Under-determined linear systems and $\ell_q$-optimization thresholds

Recent studies of under-determined linear systems of equations with sparse solutions showed a great practical and theoretical efficiency of a particular technique called $\ell1$-optimization. Seminal works \cite{CRT,DOnoho06CS} rigorously confirmed it for the first time. Namely, \cite{CRT,DOnoho06CS} showed, in a statistical context, that $\ell1$ technique can recover sparse solutions of under-determined systems even when the sparsity is linearly proportional to the dimension of the system. A followup \cite{DonohoPol} then precisely characterized such a linearity through a geometric approach and a series of work\cite{StojnicCSetam09,StojnicUpper10,StojnicEquiv10} reaffirmed statements of \cite{DonohoPol} through a purely probabilistic approach.
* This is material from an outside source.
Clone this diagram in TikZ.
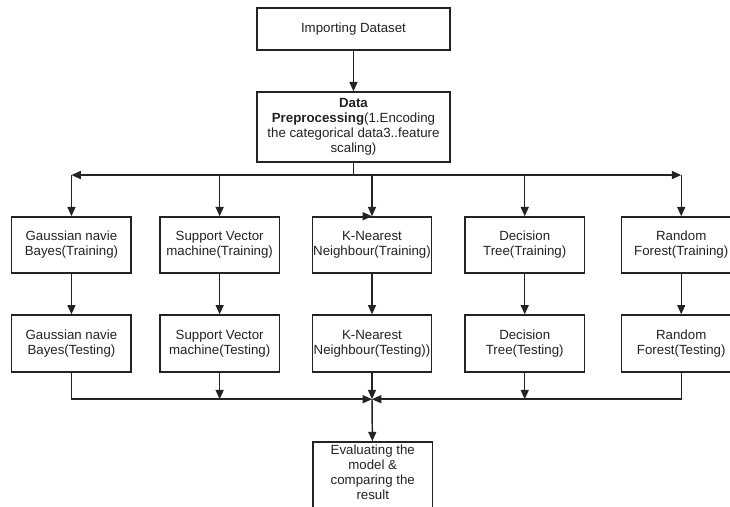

A theoretically interesting alternative to $\ell1$ is a more general version called $\ellq$ (with an essentially arbitrary $q$). While $\ell1$ is typically considered as a first available convex relaxation of sparsity norm $\ell0$, $\ellq,0\leq q\leq 1$, albeit non-convex, should technically be a tighter relaxation of $\ell0$. Even though developing polynomial (or close to be polynomial) algorithms for non-convex problems is still in its initial phases one may wonder what would be the limits of an $\ell_q,0\leq q\leq 1$, relaxation even if at some point one can develop algorithms that could handle its non-convexity. A collection of answers to this and a few realted questions is precisely what we present in this paper.